-- SHORT PROBLEM --
Output exactly the lines from the first line of the records below through the line containing "(t2) at (821,910)", both included, leaving out any pictures.

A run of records
================

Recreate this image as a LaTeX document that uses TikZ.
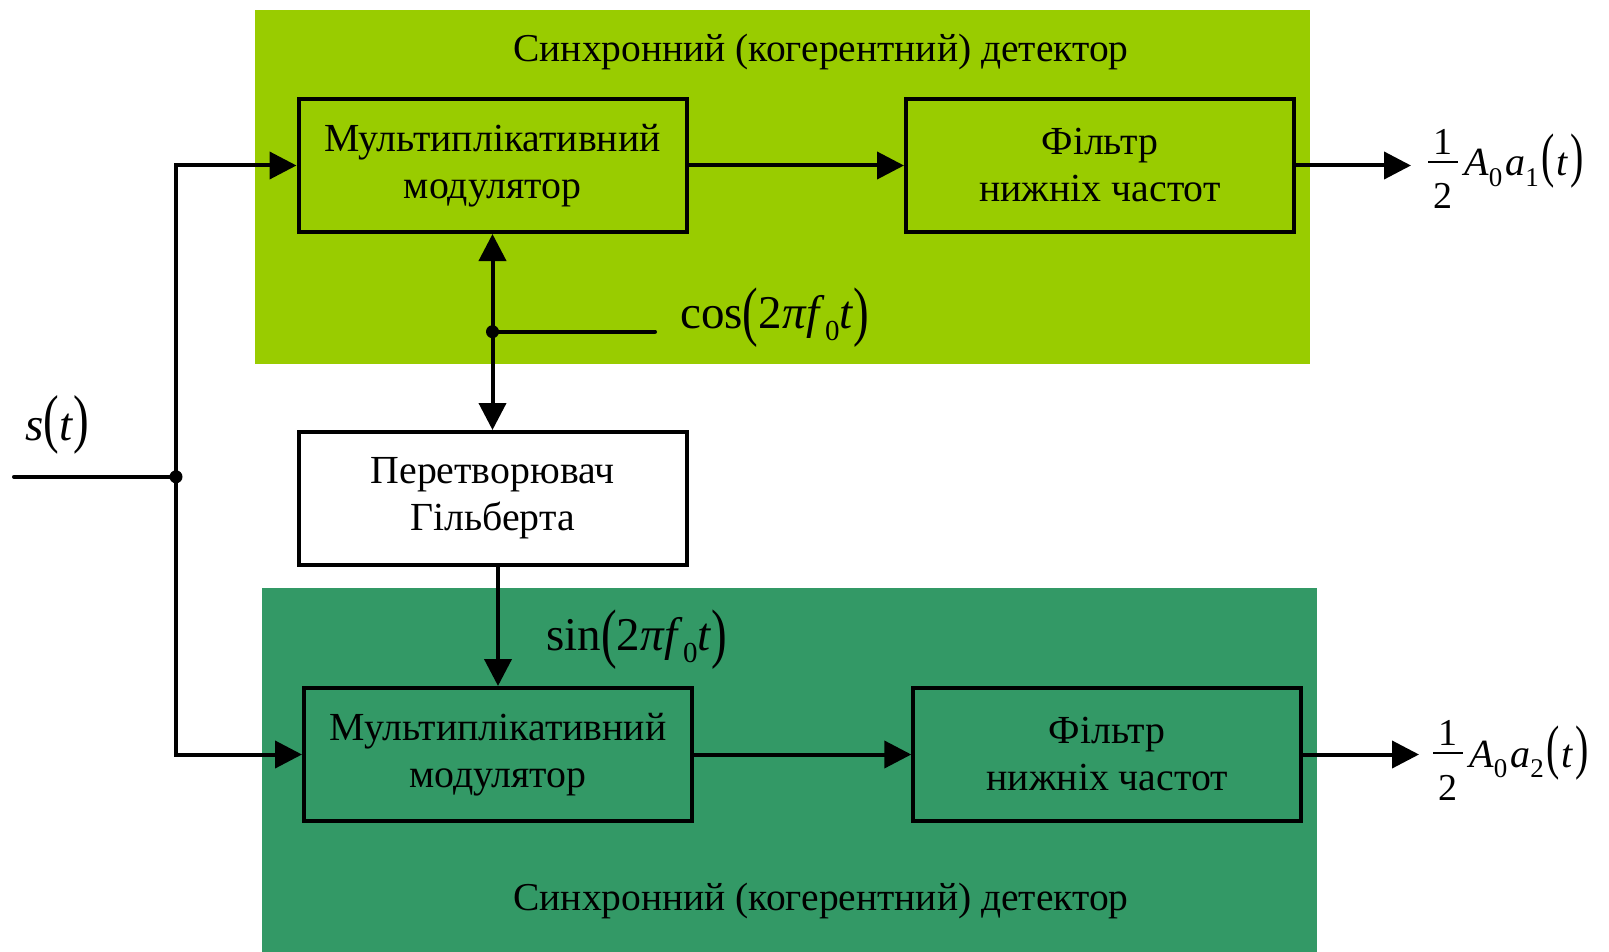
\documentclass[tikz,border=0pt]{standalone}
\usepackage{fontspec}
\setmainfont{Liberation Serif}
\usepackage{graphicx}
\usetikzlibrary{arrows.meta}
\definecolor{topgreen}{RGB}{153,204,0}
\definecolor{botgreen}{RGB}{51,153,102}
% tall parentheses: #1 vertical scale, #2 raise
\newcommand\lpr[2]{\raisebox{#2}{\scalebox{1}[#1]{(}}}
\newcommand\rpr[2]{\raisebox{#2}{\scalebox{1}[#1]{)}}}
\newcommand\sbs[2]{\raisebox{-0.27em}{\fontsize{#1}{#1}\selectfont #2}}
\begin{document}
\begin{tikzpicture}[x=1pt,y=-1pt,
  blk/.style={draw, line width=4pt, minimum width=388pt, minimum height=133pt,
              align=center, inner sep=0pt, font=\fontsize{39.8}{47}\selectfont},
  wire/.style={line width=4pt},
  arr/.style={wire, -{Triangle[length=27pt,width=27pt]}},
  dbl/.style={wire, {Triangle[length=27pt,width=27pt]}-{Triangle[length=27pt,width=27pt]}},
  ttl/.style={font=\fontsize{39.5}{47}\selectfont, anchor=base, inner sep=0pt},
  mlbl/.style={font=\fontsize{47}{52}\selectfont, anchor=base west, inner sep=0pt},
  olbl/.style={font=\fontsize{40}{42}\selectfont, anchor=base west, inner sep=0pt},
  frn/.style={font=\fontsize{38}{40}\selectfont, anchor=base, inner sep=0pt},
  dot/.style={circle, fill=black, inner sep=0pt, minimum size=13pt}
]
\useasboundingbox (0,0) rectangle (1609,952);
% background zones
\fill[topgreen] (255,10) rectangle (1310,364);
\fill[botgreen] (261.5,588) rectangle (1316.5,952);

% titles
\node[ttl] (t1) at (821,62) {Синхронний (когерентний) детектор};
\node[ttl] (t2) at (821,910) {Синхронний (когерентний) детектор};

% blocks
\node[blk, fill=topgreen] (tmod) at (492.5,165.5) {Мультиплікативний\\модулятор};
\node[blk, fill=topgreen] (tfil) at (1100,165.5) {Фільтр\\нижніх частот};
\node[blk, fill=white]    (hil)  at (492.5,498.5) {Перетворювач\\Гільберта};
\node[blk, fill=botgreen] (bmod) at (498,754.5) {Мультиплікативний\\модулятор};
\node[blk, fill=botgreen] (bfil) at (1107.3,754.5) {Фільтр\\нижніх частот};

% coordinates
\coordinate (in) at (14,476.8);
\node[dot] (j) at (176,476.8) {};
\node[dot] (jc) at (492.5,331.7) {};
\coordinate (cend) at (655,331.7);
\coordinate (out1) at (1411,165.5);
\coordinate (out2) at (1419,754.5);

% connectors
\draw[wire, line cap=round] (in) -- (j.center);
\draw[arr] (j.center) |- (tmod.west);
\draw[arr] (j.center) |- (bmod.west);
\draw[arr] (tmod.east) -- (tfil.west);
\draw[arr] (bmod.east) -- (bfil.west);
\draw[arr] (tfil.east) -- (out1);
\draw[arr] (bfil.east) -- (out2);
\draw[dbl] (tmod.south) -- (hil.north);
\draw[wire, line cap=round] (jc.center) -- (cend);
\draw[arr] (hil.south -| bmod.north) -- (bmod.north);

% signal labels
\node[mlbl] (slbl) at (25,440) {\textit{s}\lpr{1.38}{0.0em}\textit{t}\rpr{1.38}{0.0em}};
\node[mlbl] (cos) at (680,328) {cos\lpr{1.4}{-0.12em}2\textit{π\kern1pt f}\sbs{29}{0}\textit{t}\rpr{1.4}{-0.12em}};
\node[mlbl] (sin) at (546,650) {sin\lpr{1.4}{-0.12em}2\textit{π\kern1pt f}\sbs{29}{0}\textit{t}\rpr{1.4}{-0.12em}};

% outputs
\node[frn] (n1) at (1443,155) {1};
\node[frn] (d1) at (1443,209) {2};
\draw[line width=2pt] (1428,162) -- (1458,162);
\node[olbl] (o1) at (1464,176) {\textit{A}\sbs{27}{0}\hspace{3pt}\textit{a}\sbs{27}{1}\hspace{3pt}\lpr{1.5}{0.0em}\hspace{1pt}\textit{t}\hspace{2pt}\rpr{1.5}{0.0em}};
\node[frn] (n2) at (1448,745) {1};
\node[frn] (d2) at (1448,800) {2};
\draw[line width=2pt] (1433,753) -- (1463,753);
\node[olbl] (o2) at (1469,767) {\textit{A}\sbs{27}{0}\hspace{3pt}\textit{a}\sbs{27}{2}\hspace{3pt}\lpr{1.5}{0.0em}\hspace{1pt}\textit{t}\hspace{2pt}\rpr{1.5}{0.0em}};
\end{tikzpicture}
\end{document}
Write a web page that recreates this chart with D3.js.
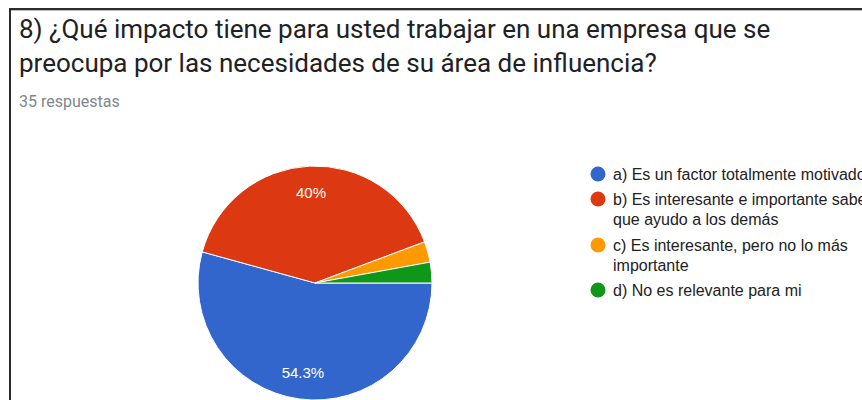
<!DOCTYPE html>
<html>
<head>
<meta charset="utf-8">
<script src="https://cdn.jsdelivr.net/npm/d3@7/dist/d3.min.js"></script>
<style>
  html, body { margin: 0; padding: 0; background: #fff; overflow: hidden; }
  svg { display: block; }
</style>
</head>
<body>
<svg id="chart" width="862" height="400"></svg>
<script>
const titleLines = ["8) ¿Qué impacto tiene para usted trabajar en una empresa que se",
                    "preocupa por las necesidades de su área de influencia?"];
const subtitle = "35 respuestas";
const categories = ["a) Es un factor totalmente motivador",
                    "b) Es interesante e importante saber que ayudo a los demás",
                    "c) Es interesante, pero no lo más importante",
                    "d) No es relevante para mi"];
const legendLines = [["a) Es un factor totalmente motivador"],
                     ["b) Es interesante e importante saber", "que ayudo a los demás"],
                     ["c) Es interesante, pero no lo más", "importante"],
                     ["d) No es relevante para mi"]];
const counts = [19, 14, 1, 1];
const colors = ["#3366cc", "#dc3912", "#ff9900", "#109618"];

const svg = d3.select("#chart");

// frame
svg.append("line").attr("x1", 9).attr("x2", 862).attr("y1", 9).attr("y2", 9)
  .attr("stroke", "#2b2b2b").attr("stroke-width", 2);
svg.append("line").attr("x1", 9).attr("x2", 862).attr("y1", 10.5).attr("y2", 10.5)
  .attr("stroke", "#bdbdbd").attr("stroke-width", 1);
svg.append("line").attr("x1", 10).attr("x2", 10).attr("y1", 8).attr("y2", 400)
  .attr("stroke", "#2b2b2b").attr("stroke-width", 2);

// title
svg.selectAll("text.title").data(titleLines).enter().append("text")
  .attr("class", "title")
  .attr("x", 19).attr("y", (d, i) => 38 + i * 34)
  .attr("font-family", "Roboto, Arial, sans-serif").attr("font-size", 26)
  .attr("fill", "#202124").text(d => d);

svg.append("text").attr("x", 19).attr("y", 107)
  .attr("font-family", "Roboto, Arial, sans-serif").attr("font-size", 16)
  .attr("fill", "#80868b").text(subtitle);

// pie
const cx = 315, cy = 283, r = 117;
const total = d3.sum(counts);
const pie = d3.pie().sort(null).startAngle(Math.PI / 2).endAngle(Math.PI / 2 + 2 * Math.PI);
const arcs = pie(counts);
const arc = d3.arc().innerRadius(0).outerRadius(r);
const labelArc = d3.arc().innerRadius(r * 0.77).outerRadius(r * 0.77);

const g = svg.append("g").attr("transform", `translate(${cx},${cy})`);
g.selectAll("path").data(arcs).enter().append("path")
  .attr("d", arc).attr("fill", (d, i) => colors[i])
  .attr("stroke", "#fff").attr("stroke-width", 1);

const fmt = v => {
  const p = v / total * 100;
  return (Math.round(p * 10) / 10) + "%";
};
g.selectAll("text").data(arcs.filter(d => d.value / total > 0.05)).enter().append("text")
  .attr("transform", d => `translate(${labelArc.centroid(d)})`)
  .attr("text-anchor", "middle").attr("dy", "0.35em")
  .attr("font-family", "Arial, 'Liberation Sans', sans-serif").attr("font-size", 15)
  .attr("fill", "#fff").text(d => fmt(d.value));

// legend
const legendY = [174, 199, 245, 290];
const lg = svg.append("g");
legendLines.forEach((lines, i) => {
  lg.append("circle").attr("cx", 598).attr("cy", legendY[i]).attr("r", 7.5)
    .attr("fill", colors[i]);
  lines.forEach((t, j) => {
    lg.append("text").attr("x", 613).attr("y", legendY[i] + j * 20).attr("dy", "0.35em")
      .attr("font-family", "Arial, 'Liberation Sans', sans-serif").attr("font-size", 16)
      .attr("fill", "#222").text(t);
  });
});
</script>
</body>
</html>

================

-- ANSWER TO THIS EXERCISE --
Recreate this image as a LaTeX document that uses TikZ.
\documentclass[tikz,border=0pt]{standalone}
\usepackage{fontspec}
\setmainfont{Liberation Serif}
\usepackage{graphicx}
\usetikzlibrary{arrows.meta}
\definecolor{topgreen}{RGB}{153,204,0}
\definecolor{botgreen}{RGB}{51,153,102}
% tall parentheses: #1 vertical scale, #2 raise
\newcommand\lpr[2]{\raisebox{#2}{\scalebox{1}[#1]{(}}}
\newcommand\rpr[2]{\raisebox{#2}{\scalebox{1}[#1]{)}}}
\newcommand\sbs[2]{\raisebox{-0.27em}{\fontsize{#1}{#1}\selectfont #2}}
\begin{document}
\begin{tikzpicture}[x=1pt,y=-1pt,
  blk/.style={draw, line width=4pt, minimum width=388pt, minimum height=133pt,
              align=center, inner sep=0pt, font=\fontsize{39.8}{47}\selectfont},
  wire/.style={line width=4pt},
  arr/.style={wire, -{Triangle[length=27pt,width=27pt]}},
  dbl/.style={wire, {Triangle[length=27pt,width=27pt]}-{Triangle[length=27pt,width=27pt]}},
  ttl/.style={font=\fontsize{39.5}{47}\selectfont, anchor=base, inner sep=0pt},
  mlbl/.style={font=\fontsize{47}{52}\selectfont, anchor=base west, inner sep=0pt},
  olbl/.style={font=\fontsize{40}{42}\selectfont, anchor=base west, inner sep=0pt},
  frn/.style={font=\fontsize{38}{40}\selectfont, anchor=base, inner sep=0pt},
  dot/.style={circle, fill=black, inner sep=0pt, minimum size=13pt}
]
\useasboundingbox (0,0) rectangle (1609,952);
% background zones
\fill[topgreen] (255,10) rectangle (1310,364);
\fill[botgreen] (261.5,588) rectangle (1316.5,952);

% titles
\node[ttl] (t1) at (821,62) {Синхронний (когерентний) детектор};
\node[ttl] (t2) at (821,910) {Синхронний (когерентний) детектор};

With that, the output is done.